## Thursday, April 28, 2016

### Variance Solids: Volumes and $\mathscr{L}^2$, Part 2

Last time, we talked about how the classical $\mathscr{L}^2$ norm of a (one-variable) function could be visualized as a solid consisting of squares. Of course, there's another formula that is defined by almost the same formula, with an extra factor of $\pi$: the solid of revolution of the function about the $x$-axis: $V = \int_a^b \pi f(x)^2\,dx$
It looks pretty cool, although not quite as cool as twisted square cross-sections.

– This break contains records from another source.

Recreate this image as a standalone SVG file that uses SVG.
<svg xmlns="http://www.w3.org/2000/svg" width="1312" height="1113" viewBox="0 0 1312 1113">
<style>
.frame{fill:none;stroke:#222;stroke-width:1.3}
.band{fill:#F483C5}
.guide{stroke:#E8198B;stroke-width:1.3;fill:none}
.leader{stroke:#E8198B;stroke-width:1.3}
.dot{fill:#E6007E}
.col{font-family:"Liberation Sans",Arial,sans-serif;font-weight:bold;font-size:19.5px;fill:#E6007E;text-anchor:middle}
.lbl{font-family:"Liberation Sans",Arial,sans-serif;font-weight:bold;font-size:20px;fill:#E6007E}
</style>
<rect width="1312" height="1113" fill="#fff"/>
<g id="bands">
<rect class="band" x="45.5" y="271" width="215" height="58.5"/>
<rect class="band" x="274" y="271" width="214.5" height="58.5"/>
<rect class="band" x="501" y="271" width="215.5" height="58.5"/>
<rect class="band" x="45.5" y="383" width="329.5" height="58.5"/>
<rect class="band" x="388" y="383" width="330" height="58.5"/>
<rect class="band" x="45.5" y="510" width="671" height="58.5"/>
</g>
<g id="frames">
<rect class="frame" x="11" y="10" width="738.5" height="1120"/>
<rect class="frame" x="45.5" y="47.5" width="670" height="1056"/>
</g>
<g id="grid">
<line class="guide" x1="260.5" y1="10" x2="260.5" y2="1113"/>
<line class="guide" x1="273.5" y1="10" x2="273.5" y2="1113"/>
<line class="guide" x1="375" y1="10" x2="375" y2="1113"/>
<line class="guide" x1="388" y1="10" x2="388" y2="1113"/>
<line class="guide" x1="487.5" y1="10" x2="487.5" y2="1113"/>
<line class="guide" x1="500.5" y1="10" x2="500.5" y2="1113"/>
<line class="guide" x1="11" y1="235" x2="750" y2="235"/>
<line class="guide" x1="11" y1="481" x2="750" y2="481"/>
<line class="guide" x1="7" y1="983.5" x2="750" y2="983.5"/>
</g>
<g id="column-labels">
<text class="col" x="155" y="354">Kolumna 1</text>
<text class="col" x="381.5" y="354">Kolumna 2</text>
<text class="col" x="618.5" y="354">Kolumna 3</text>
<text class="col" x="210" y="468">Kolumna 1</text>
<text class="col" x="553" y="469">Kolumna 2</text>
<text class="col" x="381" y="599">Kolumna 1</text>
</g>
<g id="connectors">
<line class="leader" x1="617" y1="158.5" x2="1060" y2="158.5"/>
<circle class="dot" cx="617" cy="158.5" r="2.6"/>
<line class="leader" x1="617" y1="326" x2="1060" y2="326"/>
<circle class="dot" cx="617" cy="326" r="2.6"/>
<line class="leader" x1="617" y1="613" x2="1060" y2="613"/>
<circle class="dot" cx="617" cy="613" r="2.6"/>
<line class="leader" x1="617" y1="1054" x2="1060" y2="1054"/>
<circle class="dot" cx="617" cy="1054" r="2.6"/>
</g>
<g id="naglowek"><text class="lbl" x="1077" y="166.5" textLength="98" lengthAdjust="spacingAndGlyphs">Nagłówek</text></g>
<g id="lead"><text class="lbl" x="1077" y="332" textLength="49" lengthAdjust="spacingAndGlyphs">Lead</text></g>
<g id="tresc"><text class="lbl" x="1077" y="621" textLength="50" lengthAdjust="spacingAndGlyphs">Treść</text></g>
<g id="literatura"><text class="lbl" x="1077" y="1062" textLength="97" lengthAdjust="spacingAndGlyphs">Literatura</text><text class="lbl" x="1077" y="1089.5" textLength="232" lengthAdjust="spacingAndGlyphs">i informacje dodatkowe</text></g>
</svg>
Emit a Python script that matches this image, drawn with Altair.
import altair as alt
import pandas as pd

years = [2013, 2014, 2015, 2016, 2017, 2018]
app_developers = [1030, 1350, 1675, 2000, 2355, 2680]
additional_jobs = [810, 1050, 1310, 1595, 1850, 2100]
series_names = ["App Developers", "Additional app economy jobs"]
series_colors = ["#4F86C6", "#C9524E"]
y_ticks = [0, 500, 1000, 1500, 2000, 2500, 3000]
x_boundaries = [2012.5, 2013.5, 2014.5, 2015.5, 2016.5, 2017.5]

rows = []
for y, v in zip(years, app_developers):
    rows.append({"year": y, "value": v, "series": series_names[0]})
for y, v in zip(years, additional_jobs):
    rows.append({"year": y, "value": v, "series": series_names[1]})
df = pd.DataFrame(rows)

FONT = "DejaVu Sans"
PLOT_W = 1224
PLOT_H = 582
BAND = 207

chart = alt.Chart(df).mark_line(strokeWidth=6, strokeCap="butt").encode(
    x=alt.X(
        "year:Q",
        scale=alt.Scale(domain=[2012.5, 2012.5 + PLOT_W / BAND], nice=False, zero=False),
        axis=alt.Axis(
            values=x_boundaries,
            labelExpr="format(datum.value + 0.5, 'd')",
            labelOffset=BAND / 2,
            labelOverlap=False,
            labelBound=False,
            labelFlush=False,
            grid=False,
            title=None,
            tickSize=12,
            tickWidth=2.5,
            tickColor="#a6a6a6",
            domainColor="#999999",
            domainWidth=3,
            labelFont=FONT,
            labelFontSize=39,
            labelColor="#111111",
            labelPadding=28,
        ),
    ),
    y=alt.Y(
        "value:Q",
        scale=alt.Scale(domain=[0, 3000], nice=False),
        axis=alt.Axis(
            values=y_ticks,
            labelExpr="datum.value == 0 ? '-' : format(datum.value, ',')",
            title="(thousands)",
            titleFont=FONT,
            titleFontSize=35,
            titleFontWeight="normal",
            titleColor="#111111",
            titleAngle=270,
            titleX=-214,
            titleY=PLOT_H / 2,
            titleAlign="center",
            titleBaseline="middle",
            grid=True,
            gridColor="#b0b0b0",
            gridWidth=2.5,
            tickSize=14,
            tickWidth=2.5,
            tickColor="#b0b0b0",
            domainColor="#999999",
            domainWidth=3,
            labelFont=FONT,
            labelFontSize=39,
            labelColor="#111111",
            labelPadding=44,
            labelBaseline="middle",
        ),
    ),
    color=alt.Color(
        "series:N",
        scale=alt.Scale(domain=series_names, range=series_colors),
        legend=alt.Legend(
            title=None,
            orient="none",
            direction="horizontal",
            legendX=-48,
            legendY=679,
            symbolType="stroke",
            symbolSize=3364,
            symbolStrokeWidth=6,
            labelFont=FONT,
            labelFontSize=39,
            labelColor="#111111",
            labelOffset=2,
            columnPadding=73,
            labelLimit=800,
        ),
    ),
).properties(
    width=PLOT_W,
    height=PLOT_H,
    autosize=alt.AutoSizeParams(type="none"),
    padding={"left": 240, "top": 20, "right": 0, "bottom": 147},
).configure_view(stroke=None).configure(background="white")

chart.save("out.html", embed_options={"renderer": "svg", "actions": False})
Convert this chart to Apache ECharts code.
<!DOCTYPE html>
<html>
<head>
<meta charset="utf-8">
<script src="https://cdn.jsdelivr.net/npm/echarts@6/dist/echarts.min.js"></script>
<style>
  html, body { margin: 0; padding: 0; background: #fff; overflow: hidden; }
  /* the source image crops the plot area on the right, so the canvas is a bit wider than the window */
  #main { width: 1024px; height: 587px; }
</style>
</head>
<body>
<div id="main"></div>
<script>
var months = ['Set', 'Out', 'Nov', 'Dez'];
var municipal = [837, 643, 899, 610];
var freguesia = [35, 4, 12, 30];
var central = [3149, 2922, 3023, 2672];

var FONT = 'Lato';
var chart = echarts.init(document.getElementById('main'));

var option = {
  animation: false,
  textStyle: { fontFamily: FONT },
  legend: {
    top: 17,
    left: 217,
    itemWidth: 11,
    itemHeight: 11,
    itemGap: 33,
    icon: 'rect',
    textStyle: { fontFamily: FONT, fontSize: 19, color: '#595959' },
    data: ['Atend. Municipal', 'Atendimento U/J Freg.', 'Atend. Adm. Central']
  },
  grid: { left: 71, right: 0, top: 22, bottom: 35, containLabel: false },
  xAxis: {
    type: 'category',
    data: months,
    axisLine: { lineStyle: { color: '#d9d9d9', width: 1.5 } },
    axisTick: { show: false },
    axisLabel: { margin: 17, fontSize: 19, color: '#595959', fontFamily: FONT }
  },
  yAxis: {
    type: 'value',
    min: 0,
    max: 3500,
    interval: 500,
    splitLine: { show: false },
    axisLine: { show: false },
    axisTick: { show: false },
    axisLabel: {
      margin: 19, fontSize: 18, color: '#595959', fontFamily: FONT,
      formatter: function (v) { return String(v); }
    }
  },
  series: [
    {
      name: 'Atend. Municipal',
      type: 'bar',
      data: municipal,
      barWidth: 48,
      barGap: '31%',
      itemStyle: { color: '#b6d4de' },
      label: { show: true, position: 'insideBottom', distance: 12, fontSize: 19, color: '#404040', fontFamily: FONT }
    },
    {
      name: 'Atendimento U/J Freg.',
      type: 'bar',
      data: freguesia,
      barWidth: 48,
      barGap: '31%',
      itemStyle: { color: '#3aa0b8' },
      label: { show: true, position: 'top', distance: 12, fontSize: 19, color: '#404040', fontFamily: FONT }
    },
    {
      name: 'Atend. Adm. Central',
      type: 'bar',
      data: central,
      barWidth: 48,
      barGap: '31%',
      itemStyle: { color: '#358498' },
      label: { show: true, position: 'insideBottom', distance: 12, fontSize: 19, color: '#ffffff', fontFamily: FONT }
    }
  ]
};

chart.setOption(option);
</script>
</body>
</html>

I wanted to mention another common application of $\mathscr{L}^2$ norms that probably is more familiar than any other: the statistical concept of variance. For functions $f$ defined on a continuous domain, we can define an average value:$\overline{f} = \frac1{b-a}\int_a^b f(x)\,dx.$ which basically is the height of a rectangle over the same domain $[a,b]$ that has the same area as the area under $f$. For example, for $f(x) = \sin \left( x \right)\sin \left( t \right)+\frac{1}{3}\sin \left( 5x \right)\sin \left( 5t \right)+\frac{1}{3}\sin \left( 10x \right)\sin \left( 10t \right)+\frac{1}{5}\sin \left( 15x \right)\sin \left( 15t \right)$
(choosing $t=3.030303$), it looks like:

(the blue line in the middle is the mean value). The variance $\sigma^2$ is then a measure of how far $f$ is from its mean:$\sigma^2 = \frac{1}{b-a}\int_a^b (f(x) - \overline{f})^2\,dx.$ This of course can be visualized exactly as last time, namely, make a bunch of square cross sections about the line $y=\overline{f}$, and possibly do funny things to such squares, such as rotate it. But ... for kicks, let's add a factor of $\pi(b-a)$:$\pi(b-a)\sigma^2 = \int_a^b\pi (f(x) - \overline{f})^2\,dx,$ which is precisely the same quantity as the solid obtained by revolving $f(x)$ around its mean $y=\overline{f}$. The resulting solid is the title picture.